● Task to carry out:
Write out the listing, please, but only from its first line through the line containing "80, 90, 100];", exactly as given and without pictures.

● Recorded data:
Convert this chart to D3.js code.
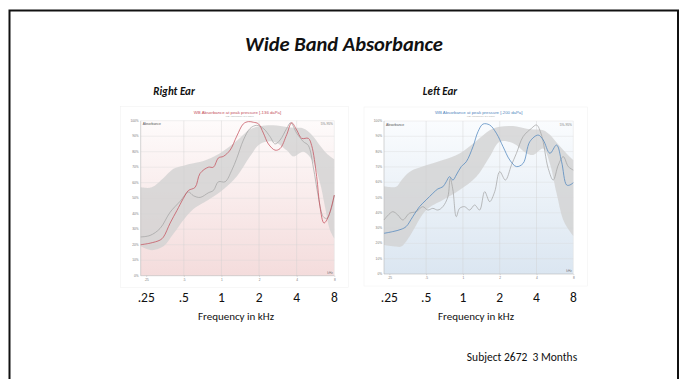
<!DOCTYPE html>
<html>
<head>
<meta charset="utf-8">
<script src="https://cdn.jsdelivr.net/npm/d3@7"></script>
<style>
  body { margin: 0; background: #fff; }
  svg { display: block; }
</style>
</head>
<body>
<svg id="chart" width="685" height="379"></svg>
<script>
// ---- Axis values ----
const frequencyTicks = [250, 500, 1000, 2000, 4000, 8000];
const frequencyTickLabels = [".25", ".5", "1", "2", "4", "8"];
const percentTicks = [0, 10, 20, 30, 40, 50, 60, 70, 80, 90, 100];

// ---- Right ear: normative 5%-95% band ----
const rightBandFreqs = [226, 277, 344, 413, 497, 597, 718, 976, 1326, 1695, 2037, 2604, 3329, 3762, 4522, 5272, 6145, 6738, 7386, 8000];
const rightBandUpper = [57, 57, 63, 69, 71, 72.5, 74, 79, 87, 94.5, 96.5, 97, 96, 95.5, 95, 91, 84, 80, 77, 75];
const rightBandLower = [19, 16.5, 19, 27, 36, 43, 47, 54, 64, 77, 85, 86.5, 81, 77, 80, 75, 60, 44.5, 29.5, 24];

// ---- Right ear: absorbance at peak pressure ----
const rightPeakFreqs = [226, 269, 323, 344, 389, 440, 497, 545, 616, 675, 787, 863, 946, 1037, 1173, 1326, 1499, 1644, 1802, 1976, 2166, 2375, 2686, 2945, 3329, 3648, 4000, 4386, 4958, 5272, 5780, 6145, 6615, 7165, 8000];
const rightPeakValues = [20, 21, 23, 25, 34, 42, 50, 55, 57, 66, 70, 70, 76, 77, 81, 90, 98, 99.4, 99, 98, 92, 85, 81, 82, 91, 98.7, 94, 88.6, 88.6, 84, 64, 44.5, 34, 38, 52];

// ---- Right ear: absorbance at ambient pressure ----
const rightAmbientFreqs = [226, 269, 323, 389, 467, 545, 597, 675, 787, 863, 946, 1070, 1210, 1326, 1499, 1695, 1916, 2166, 2449, 2686, 2945, 3329, 3582, 4000, 4522, 4958, 5436, 5960, 6534, 6947, 7480, 8000];
const rightAmbientValues = [25, 26, 30.5, 41, 48, 54, 51.6, 50.5, 53.5, 55, 60.6, 60.6, 68, 75.7, 87.5, 95, 97, 95, 89.7, 85, 87.5, 95, 98.7, 92, 86.5, 84, 70, 51, 38, 37, 42, 52];

// ---- Left ear: normative 5%-95% band ----
const leftBandFreqs = [226, 284, 312, 365, 500, 685, 939, 1287, 1655, 2000, 2574, 3311, 3756, 4537, 5148, 5837, 6622, 7512, 8000];
const leftBandUpper = [57.3, 57, 61, 66.7, 71, 74.5, 78.8, 87, 94, 96.3, 96.7, 95, 94.5, 94, 91, 86, 81, 76.5, 74.5];
const leftBandLower = [19, 17.9, 17.9, 24.4, 41.8, 48.4, 54.9, 63.6, 76.7, 86.5, 85.4, 78.9, 77.8, 82, 72, 52.7, 35.3, 27.7, 24.8];

// ---- Left ear: absorbance at peak pressure ----
const leftPeakFreqs = [226, 266, 312, 343, 389, 441, 500, 567, 623, 685, 730, 777, 828, 882, 969, 1065, 1208, 1328, 1459, 1655, 1878, 2130, 2417, 2741, 3108, 3526, 4128, 4537, 5148, 5837, 6415, 7052, 7512, 8000];
const leftPeakValues = [26.6, 27.7, 29.2, 31, 37.5, 44, 48.4, 52.7, 55.6, 57, 60.3, 63.6, 61.4, 64.7, 70.2, 73.4, 83.2, 93, 98, 97.4, 92, 83.2, 74.5, 70.2, 72.3, 86.5, 90.8, 87.6, 78.9, 84.3, 73.4, 58.2, 58.2, 59.7];

// ---- Left ear: absorbance at ambient pressure ----
const leftAmbientFreqs = [226, 266, 293, 322, 365, 414, 469, 516, 567, 623, 685, 753, 787, 828, 882, 939, 1032, 1134, 1247, 1370, 1506, 1655, 1820, 2000, 2226, 2494, 2741, 3108, 3640, 4000, 4395, 4987, 5482, 6025, 6622, 7279, 8000];
const leftAmbientValues = [35.3, 40.7, 38.6, 35.3, 39.7, 40.7, 44, 41.8, 42.9, 41.8, 44, 50.5, 62.5, 54.9, 37.5, 42.9, 44, 41.8, 45.1, 41.8, 53.8, 47.3, 53.8, 66.9, 61.4, 71.2, 78.9, 89.8, 95.2, 97.4, 90.8, 69, 61.4, 71.2, 76.7, 70.2, 67.9];

const svg = d3.select("#chart");
const BODY_FONT = "Carlito, Calibri, Lato, 'Open Sans', sans-serif";
const SMALL_FONT = "Arial, 'Liberation Sans', sans-serif";

svg.append("rect").attr("width", 685).attr("height", 379).attr("fill", "#fff");

// Slide frame
svg.append("rect")
  .attr("x", 9.5).attr("y", 10.5).attr("width", 668.5).attr("height", 400)
  .attr("fill", "none").attr("stroke", "#111").attr("stroke-width", 2);

svg.append("text")
  .attr("x", 344).attr("y", 51)
  .attr("text-anchor", "middle")
  .attr("font-family", BODY_FONT)
  .attr("font-weight", "bold").attr("font-style", "italic")
  .attr("font-size", 20.5)
  .attr("fill", "#111")
  .text("Wide Band Absorbance");

const defs = svg.append("defs");

function drawPanel(cfg) {
  const x = d3.scaleLog().domain([226, 8000]).range([cfg.left, cfg.right]);
  const y = d3.scaleLinear().domain([0, 100]).range([cfg.bottom, cfg.top]);
  const g = svg.append("g");

  // ear heading
  g.append("text")
    .attr("x", cfg.headX).attr("y", 95)
    .attr("text-anchor", "middle")
    .attr("font-family", BODY_FONT)
    .attr("font-weight", "bold").attr("font-style", "italic")
    .attr("font-size", 11)
    .attr("fill", "#111")
    .text(cfg.heading);

  // screenshot panel backdrop
  g.append("rect")
    .attr("x", cfg.left - 20).attr("y", cfg.top - 14)
    .attr("width", cfg.right - cfg.left + 34).attr("height", cfg.bottom - cfg.top + 26)
    .attr("fill", "#fff").attr("stroke", "#f0f0f0").attr("stroke-width", 0.5);

  // plot background gradient
  const grad = defs.append("linearGradient")
    .attr("id", cfg.id + "-bg").attr("x1", 0).attr("x2", 0).attr("y1", 0).attr("y2", 1);
  grad.append("stop").attr("offset", "0%").attr("stop-color", cfg.bgTop);
  grad.append("stop").attr("offset", "100%").attr("stop-color", cfg.bgBottom);
  g.append("rect")
    .attr("x", cfg.left).attr("y", cfg.top)
    .attr("width", cfg.right - cfg.left).attr("height", cfg.bottom - cfg.top)
    .attr("fill", `url(#${cfg.id}-bg)`);

  // normative band
  const band = cfg.bandFreqs.map((f, i) => ({ f, lo: cfg.bandLower[i], hi: cfg.bandUpper[i] }));
  g.append("path")
    .datum(band)
    .attr("fill", "#d2d2d2").attr("fill-opacity", 0.8)
    .attr("d", d3.area()
      .x(d => x(d.f)).y0(d => y(d.lo)).y1(d => y(d.hi))
      .curve(d3.curveCatmullRom.alpha(0.5)));

  // grid
  g.append("g").selectAll("line").data(percentTicks.slice(1)).join("line")
    .attr("x1", cfg.left).attr("x2", cfg.right)
    .attr("y1", d => y(d)).attr("y2", d => y(d))
    .attr("stroke", "#d8d8d8").attr("stroke-opacity", 0.7).attr("stroke-width", 0.5);
  g.append("g").selectAll("line").data(frequencyTicks.slice(1, 5)).join("line")
    .attr("x1", d => x(d)).attr("x2", d => x(d))
    .attr("y1", cfg.top).attr("y2", cfg.bottom)
    .attr("stroke", "#d0d0d0").attr("stroke-opacity", 0.8).attr("stroke-width", 0.5);

  // axes frame
  g.append("line").attr("x1", cfg.left).attr("x2", cfg.left).attr("y1", cfg.top).attr("y2", cfg.bottom)
    .attr("stroke", "#b8b8b8").attr("stroke-width", 0.6);
  g.append("line").attr("x1", cfg.left).attr("x2", cfg.right).attr("y1", cfg.bottom).attr("y2", cfg.bottom)
    .attr("stroke", "#b8b8b8").attr("stroke-width", 0.6);
  g.append("line").attr("x1", cfg.right).attr("x2", cfg.right).attr("y1", cfg.top).attr("y2", cfg.bottom)
    .attr("stroke", "#e2e2e2").attr("stroke-width", 0.5);

  // small y tick labels
  g.append("g").selectAll("text").data(percentTicks).join("text")
    .attr("x", cfg.left - 2).attr("y", d => y(d) + 1)
    .attr("text-anchor", "end")
    .attr("font-family", SMALL_FONT)
    .attr("font-size", 3.2).attr("fill", "#777")
    .text(d => d + "%");

  // small x tick labels via axis
  const axis = d3.axisBottom(x).tickValues(frequencyTicks)
    .tickFormat((d, i) => frequencyTickLabels[i]).tickSize(1.2).tickPadding(1.5);
  const ax = g.append("g").attr("transform", `translate(0,${cfg.bottom})`).call(axis);
  ax.select(".domain").remove();
  ax.selectAll("line").attr("stroke", "#aaa").attr("stroke-width", 0.4);
  ax.selectAll("text").attr("font-size", 3.2).attr("fill", "#777")
    .attr("font-family", SMALL_FONT);

  // corner captions
  g.append("text").attr("x", cfg.left + 2).attr("y", cfg.top + 4.5)
    .attr("font-family", SMALL_FONT).attr("font-size", 3.4).attr("fill", "#555")
    .text("Absorbance");
  g.append("text").attr("x", cfg.right - 1.5).attr("y", cfg.top + 4.5).attr("text-anchor", "end")
    .attr("font-family", SMALL_FONT).attr("font-size", 3.2).attr("fill", "#777")
    .text("5%-95%");
  g.append("text").attr("x", cfg.right - 1.5).attr("y", cfg.bottom - 2).attr("text-anchor", "end")
    .attr("font-family", SMALL_FONT).attr("font-size", 3.2).attr("fill", "#777")
    .text("kHz");

  // panel title
  const cx = (cfg.left + cfg.right) / 2;
  g.append("text").attr("x", cx).attr("y", cfg.top - 7)
    .attr("text-anchor", "middle")
    .attr("font-family", SMALL_FONT).attr("font-size", 4.3)
    .attr("fill", cfg.color)
    .text(cfg.title);
  g.append("text").attr("x", cx - 12).attr("y", cfg.top - 3.6)
    .attr("font-family", SMALL_FONT).attr("font-size", 2.4)
    .attr("fill", "#aaa")
    .text("WB Absorbance at 0 daPa");

  const line = d3.line().x(d => x(d.f)).y(d => y(d.v)).curve(d3.curveCatmullRom.alpha(0.5));

  // ambient-pressure trace (gray)
  g.append("path")
    .datum(cfg.ambientFreqs.map((f, i) => ({ f, v: cfg.ambientValues[i] })))
    .attr("fill", "none").attr("stroke", "#a0a0a0").attr("stroke-width", 0.7)
    .attr("d", line);

  // peak-pressure trace (coloured)
  g.append("path")
    .datum(cfg.peakFreqs.map((f, i) => ({ f, v: cfg.peakValues[i] })))
    .attr("fill", "none").attr("stroke", cfg.color).attr("stroke-width", 0.75)
    .attr("d", line);

  // large frequency labels
  g.append("g").selectAll("text").data(frequencyTicks).join("text")
    .attr("x", d => x(d)).attr("y", 302)
    .attr("text-anchor", "middle")
    .attr("font-family", BODY_FONT).attr("font-size", 13.5).attr("fill", "#111")
    .text((d, i) => frequencyTickLabels[i]);

  g.append("text")
    .attr("x", cfg.axisTitleX).attr("y", 320)
    .attr("text-anchor", "middle")
    .attr("font-family", BODY_FONT).attr("font-size", 11).attr("fill", "#111")
    .text("Frequency in kHz");
}

drawPanel({
  id: "right", heading: "Right Ear", headX: 174,
  left: 140.7, right: 334.3, top: 120.7, bottom: 275.7,
  bgTop: "#fefbfb", bgBottom: "#f4dcdc", color: "#c4505c",
  title: "WB Absorbance at peak pressure [-136 daPa]",
  bandFreqs: rightBandFreqs, bandUpper: rightBandUpper, bandLower: rightBandLower,
  peakFreqs: rightPeakFreqs, peakValues: rightPeakValues,
  ambientFreqs: rightAmbientFreqs, ambientValues: rightAmbientValues,
  axisTitleX: 236
});

drawPanel({
  id: "left", heading: "Left Ear", headX: 440,
  left: 384, right: 573.3, top: 121, bottom: 274,
  bgTop: "#fafcfe", bgBottom: "#dbe6f1", color: "#4f86bd",
  title: "WB Absorbance at peak pressure [-200 daPa]",
  bandFreqs: leftBandFreqs, bandUpper: leftBandUpper, bandLower: leftBandLower,
  peakFreqs: leftPeakFreqs, peakValues: leftPeakValues,
  ambientFreqs: leftAmbientFreqs, ambientValues: leftAmbientValues,
  axisTitleX: 476
});

svg.append("text")
  .attr("x", 522).attr("y", 361)
  .attr("text-anchor", "middle")
  .style("white-space", "pre")
  .attr("font-family", BODY_FONT).attr("font-size", 11.5).attr("fill", "#111")
  .text("Subject 2672  3 Months");
</script>
</body>
</html>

● Correct response:
Convert this chart to D3.js code.
<!DOCTYPE html>
<html>
<head>
<meta charset="utf-8">
<script src="https://cdn.jsdelivr.net/npm/d3@7"></script>
<style>
  body { margin: 0; background: #fff; }
  svg { display: block; }
</style>
</head>
<body>
<svg id="chart" width="685" height="379"></svg>
<script>
// ---- Axis values ----
const frequencyTicks = [250, 500, 1000, 2000, 4000, 8000];
const frequencyTickLabels = [".25", ".5", "1", "2", "4", "8"];
const percentTicks = [0, 10, 20, 30, 40, 50, 60, 70, 80, 90, 100];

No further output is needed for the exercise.